En seguida, obligó a los discípulos que subieran a la barca y pasaran antes que él a la otra orilla, mientras él despedía a la multitud.
Después, subió a la montaña para orar a solas. Y al atardecer, todavía estaba allí, solo.
La barca ya estaba muy lejos de la costa, sacudida por las olas, porque tenían viento en contra.
A la madrugada, Jesús fue hacia ellos, caminando sobre el mar.
Los discípulos, al verlo caminar sobre el mar, se asustaron. "Es un fantasma", dijeron, y llenos de temor se pusieron a gritar.
Pero Jesús les dijo: "Tranquilícense, soy yo; no teman".
Entonces Pedro le respondió: "Señor, si eres tú, mándame ir a tu encuentro sobre el agua".
"Ven", le dijo Jesús. Y Pedro, bajando de la barca, comenzó a caminar sobre el agua en dirección a él.
Pero, al ver la violencia del viento, tuvo miedo, y como empezaba a hundirse, gritó: "Señor, sálvame".
En seguida, Jesús le tendió la mano y lo sostuvo, mientras le decía: "Hombre de poca fe, ¿por qué dudaste?".
En cuanto subieron a la barca, el viento se calmó.
Los que estaban en ella se postraron ante él, diciendo: "Verdaderamente, tú eres el Hijo de Dios".
Al llegar a la otra orilla, fueron a Genesaret.
Cuando la gente del lugar lo reconoció, difundió la noticia por los alrededores, y le llevaban a todos los enfermos, rogándole que los dejara tocar tan sólo los flecos de su manto, y todos los que lo tocaron quedaron curados.
RESONAR
José María Vegas, cmf
“Soy yo, no tengan miedo”
El Evangelio de hoy empieza y termina con el encuentro de Jesús con las multitudes. Al principio, Jesús se queda con la gente a la que ha dado de comer “para despedirla”. Se ve que no se trataba de una despedida “al por mayor”, sino personal y que requería su tiempo, por lo que retrasa su partida y envía por delante a los apóstoles. Al final, Jesús vuelve a encontrarse con las masas que acuden a Él cargadas de enfermedades. En medio de estos dos encuentros se sitúa, por un lado, su oración en soledad, y, por el otro, el episodio de los discípulos en la barca con viento contrario.
Podemos entender este enmarque como una llamada a la Iglesia, la barca de los discípulos de Jesús: al trato personalizado, a la oración, y también a que no se cierre en sí misma ante los vientos contrarios que la zarandean. Es verdad que esta barca tiene muchos problemas, con frecuencia navega en medio de las olas encrespadas, amenazada con irse a pique.

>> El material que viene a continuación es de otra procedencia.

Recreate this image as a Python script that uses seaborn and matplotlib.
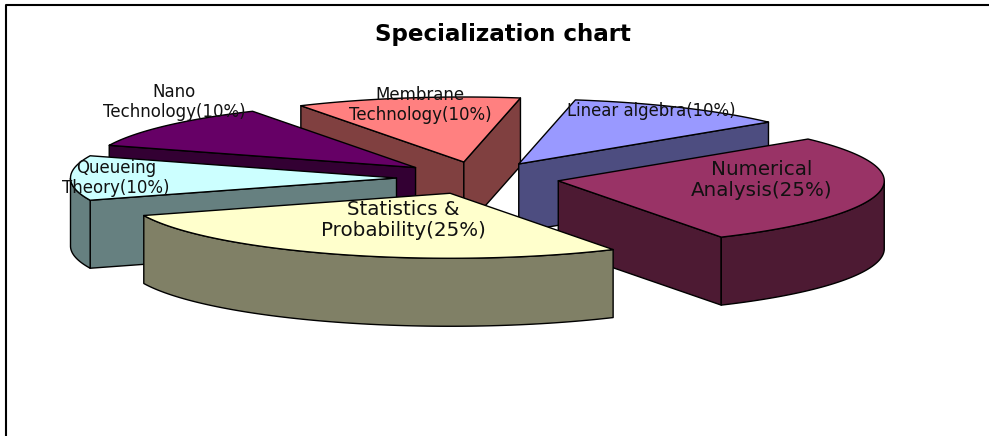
import numpy as np
import matplotlib
matplotlib.use("Agg")
import matplotlib.pyplot as plt
import seaborn as sns
from matplotlib.patches import Polygon

categories = ["Numerical\nAnalysis(25%)", "Statistics &\nProbability(25%)", "Queueing\nTheory(10%)",
              "Nano\nTechnology(10%)", "Membrane\nTechnology(10%)", "Linear algebra(10%)"]
values = [25, 25, 10, 10, 10, 10]
top_colors = ["#993366", "#FFFFCC", "#CCFFFF", "#660066", "#FF8080", "#9999FF"]
wall_colors = ["#4D1A33", "#808066", "#668080", "#330033", "#804040", "#4D4D80"]
title = "Specialization chart"

sns.set_theme(style="white")
plt.rcParams["font.family"] = ["DejaVu Sans", "Liberation Sans"]

CX, CY, RX, RY, TH, EXPLODE, START = 478, 178, 326, 65, 68, 0.25, 40
DRAW_ORDER = [4, 5, 3, 2, 0, 1]
LABEL_XY = [(762, 180), (403, 220), (116, 178), (174, 102), (420, 105), (651, 111)]
LABEL_SIZE = [14.3, 14.3, 12, 12, 12, 11.9]

def proj(x, y, z=0.0):
    x, y = np.asarray(x, float), np.asarray(y, float)
    return CX + RX * x, CY - RY * y + TH * z

fig = plt.figure(figsize=(9.89, 4.36), dpi=100)
ax = fig.add_axes([0, 0, 1, 1])
ax.set_xlim(0, 989); ax.set_ylim(436, 0); ax.axis("off")
ax.plot([5.5, 5.5, 995], [440, 5.5, 5.5], color="black", lw=1.5)

frac = np.array(values) / sum(values) * 360
ends = START - np.cumsum(frac)
starts = ends + frac

def poly(px, py, color):
    ax.add_patch(Polygon(np.c_[px, py], closed=True, fc=color, ec="black", lw=1.0, joinstyle="round"))

for i in DRAW_ORDER:
    a0, a1 = np.radians(starts[i]), np.radians(ends[i])
    mid = (a0 + a1) / 2
    ox, oy = EXPLODE * np.cos(mid), EXPLODE * np.sin(mid)
    t = np.linspace(a0, a1, 80)
    x, y = ox + np.cos(t), oy + np.sin(t)
    # radial walls, only those facing the viewer
    for a, normal in ((a0, a0 + np.pi / 2), (a1, a1 - np.pi / 2)):
        if np.sin(normal) < 0:
            ex, ey = ox + np.cos(a), oy + np.sin(a)
            p0 = proj([ox, ex], [oy, ey], 0); p1 = proj([ex, ox], [ey, oy], 1)
            poly(np.r_[p0[0], p1[0]], np.r_[p0[1], p1[1]], wall_colors[i])
    # outer wall: only the front-facing part
    mask = np.sin(t) <= 0
    if mask.any():
        p0 = proj(x[mask], y[mask], 0); p1 = proj(x[mask][::-1], y[mask][::-1], 1)
        poly(np.r_[p0[0], p1[0]], np.r_[p0[1], p1[1]], wall_colors[i])
    # top face
    px, py = proj(np.r_[ox, x], np.r_[oy, y], 0)
    poly(px, py, top_colors[i])

for name, (lx, ly), fs in zip(categories, LABEL_XY, LABEL_SIZE):
    ax.text(lx, ly, name, ha="center", va="center", fontsize=fs, color="#111111", linespacing=1.15)

ax.text(503, 34, title, ha="center", va="center", fontsize=16.6, fontweight="bold", color="black")
fig.savefig("out.png", dpi=100)
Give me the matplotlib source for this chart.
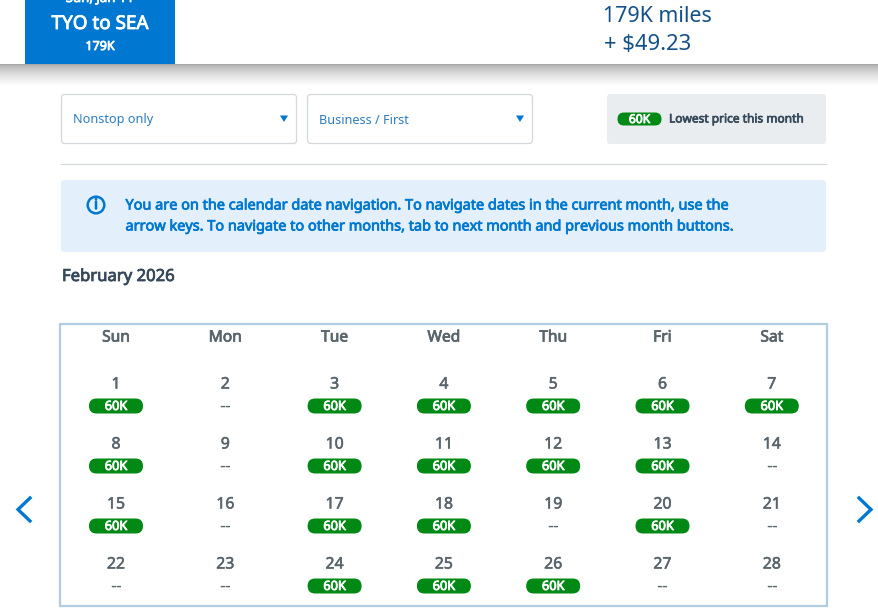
import numpy as np
import matplotlib
matplotlib.use("Agg")
import matplotlib.pyplot as plt
import matplotlib.patheffects as pe
from matplotlib.patches import FancyBboxPatch, Rectangle, Circle, Polygon

plt.rcParams['font.family'] = ['Noto Sans', 'DejaVu Sans']

weekdays = ["Sun", "Mon", "Tue", "Wed", "Thu", "Fri", "Sat"]
days = list(range(1, 29))
prices = ["60K", "--", "60K", "60K", "60K", "60K", "60K",
          "60K", "--", "60K", "60K", "60K", "60K", "--",
          "60K", "--", "60K", "60K", "--", "60K", "--",
          "--", "--", "60K", "60K", "60K", "--", "--"]
month_title = "February 2026"
banner_lines = ["You are on the calendar date navigation. To navigate dates in the current month, use the",
                "arrow keys. To navigate to other months, tab to next month and previous month buttons."]

BLUE = "#0078d2"
GREEN = "#008a15"
GREY = "#59656c"
DARK = "#36495a"
NAVY = "#13508a"

fig = plt.figure(figsize=(8.79, 6.09), dpi=100)
ax = fig.add_axes([0, 0, 1, 1])
ax.set_xlim(0, 879)
ax.set_ylim(609, 0)
ax.axis("off")

def rrect(x, y, w, h, r=3, fc="white", ec="none", lw=1, z=2):
    ax.add_patch(FancyBboxPatch((x + r, y + r), w - 2 * r, h - 2 * r,
                                boxstyle=f"round,pad={r},rounding_size={r}",
                                fc=fc, ec=ec, lw=lw, zorder=z))

def label(x, y, s, color, fs, ha="center", heavy=0.0, z=4, **kw):
    t = ax.text(x, y, s, color=color, fontsize=fs, ha=ha, va="center", zorder=z, **kw)
    if heavy:
        t.set_path_effects([pe.withStroke(linewidth=heavy, foreground=color)])
    return t

def pill(cx, cy, w=54, h=15, fs=9.2):
    rrect(cx - w / 2, cy - h / 2, w, h, r=h / 2 - 0.01, fc=GREEN, z=3)
    label(cx, cy + 0.5, "60K", "white", fs, heavy=0.6)

# header shadow
grad = np.linspace(0, 1, 40) ** 0.6
shade = np.zeros((40, 1, 4))
shade[..., :3] = 0.42
shade[..., 3] = (0.62 * (1 - grad))[:, None]
ax.imshow(shade, extent=(0, 879, 86, 64), aspect="auto", zorder=1, interpolation="bilinear")
ax.set_xlim(0, 879)
ax.set_ylim(609, 0)

# header tile
ax.add_patch(Rectangle((25, 0), 150, 64, fc=BLUE, ec="none", zorder=2))
label(100, -1.5, "Sun, Jan 11", "white", 9.5, heavy=0.5)
label(100, 24, "TYO to SEA", "white", 13.6, heavy=0.6)
label(100, 46.5, "179K", "white", 9.0, heavy=0.6)
label(603, 17, "179K miles", NAVY, 15.4, ha="left")
label(604, 45, "+ $49.23", NAVY, 15.8, ha="left")

# dropdowns
for x, w, txt, ty in [(61, 236, "Nonstop only", 119), (307, 226, "Business / First", 120)]:
    rrect(x + .5, 94.5, w - 1, 49, r=3, fc="white", ec="#d5d8da", lw=0.9)
    label(x + 12, ty, txt, "#2b7cc4", 9.1, ha="left")
    ax.add_patch(Polygon([(x + w - 17, 115.5), (x + w - 9, 115.5), (x + w - 13, 122)],
                         fc=BLUE, ec="none", zorder=3))

# legend box
rrect(607, 94, 219, 50, r=3, fc="#e9edf0")
pill(639.5, 119, w=44, h=13, fs=8.7)
label(669, 119, "Lowest price this month", DARK, 8.6, ha="left", heavy=0.5)

# divider
ax.plot([61, 826], [164, 164], color="#d5d8da", lw=0.9, zorder=2)

# banner
rrect(61, 180, 765, 72, r=4, fc="#e3f0fb")
ax.add_patch(Circle((96, 205), 8.3, fc="none", ec=BLUE, lw=1.8, zorder=3))
label(96, 205.5, "i", BLUE, 10.5, heavy=0.9)
for ly, line in zip((206, 227), banner_lines):
    label(125.5, ly, line, BLUE, 10.42, ha="left", heavy=0.55)

label(62, 277, month_title, DARK, 12, ha="left", heavy=0.55)

# calendar
ax.add_patch(Rectangle((60, 324), 767, 281.5, fc="white", ec="#b3cde0", lw=1.6, zorder=2))
col_x = 116 + 109.3 * np.arange(7)
for cx, wd in zip(col_x, weekdays):
    label(cx, 337.5, wd, GREY, 11.2, heavy=0.55)

for i, (d, p) in enumerate(zip(days, prices)):
    r, c = divmod(i, 7)
    cx = col_x[c]
    label(cx, 384.5 + 60 * r, str(d), GREY, 11.4, heavy=0.4)
    py = 406 + 60 * r
    if p == "--":
        label(cx, py, "--", GREY, 12, family="DejaVu Sans")
    else:
        pill(cx, py)

# arrows
ax.plot([30, 18, 30], [498, 509.5, 521], color=BLUE, lw=2.4, zorder=3, solid_joinstyle="miter")
ax.plot([859, 871, 859], [498, 509.5, 521], color=BLUE, lw=2.4, zorder=3, solid_joinstyle="miter")

fig.savefig("out.png", dpi=100, facecolor="white")
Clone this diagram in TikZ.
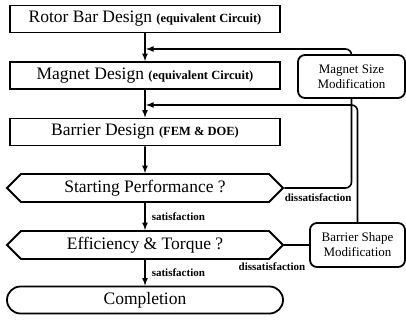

Pero si está en medio del mar y afrontando esos peligros es porque Jesús la ha enviado. La Palabra de Cristo es siempre una llamada a salir de sí, ponerse en camino, afrontar riesgos. Pero, en medio de la tempestad, existe la tentación de centrarse sólo en sí, en la propia salvación, viendo fantasmas que nos hacen gritar de miedo. A veces las tempestades son internas, como las envidias, los celos y las luchas por el poder, de que nos habla la primera lectura: son lepras que desfiguran el rostro de la Iglesia y requieren una oración de sanación. Entonces es fácil olvidar que, pese a los peligros, estamos en misión, enviados por el Señor, y asistidos y acompañados por Él. Jesús, retirado en la soledad de la oración, nos enseña con su ejemplo que el valor para afrontar los vientos contrarios se adquiere en el trato con Dios, que fortalece nuestra fe. “Tener fe” no es un estado inamovible. La fe es una dimensión viva que puede crecer o disminuir, fortalecerse y debilitarse. Pedro tuvo la fe para lanzarse al mar encrespado, pero no la suficiente para caminar por las aguas: le pudo más el temor que la confianza. Su fe necesitaba crecer y fortalecerse de la mano del Maestro, el que nos salva de las tormentas y los fantasmas, amaina los vientos y nos lleva a buen puerto. La peligrosa travesía, en todo caso, no ha sido en vano: nos ha recordado, en primer lugar, que debemos estar siempre en camino, asumiendo riesgos; en segundo lugar, que ese estar en camino tiene un sentido de misión y de servicio: el Señor nos manda por delante para dar de comer a los hambrientos, anunciar el Reino de Dios (la presencia de Cristo) y sanar a los enfermos; por fin, el mismo camino y los peligros afrontados han fortalecido la fe de los discípulos, que en la calma tras la tempestad pudieron confesar “realmente eres Hijo de Dios”. Esa confesión de fe es la respuesta a las palabras de Jesús, el centro de toda la narración, y que debemos aprender a escuchar continuamente: “¡Ánimo, soy yo, no tengáis miedo!”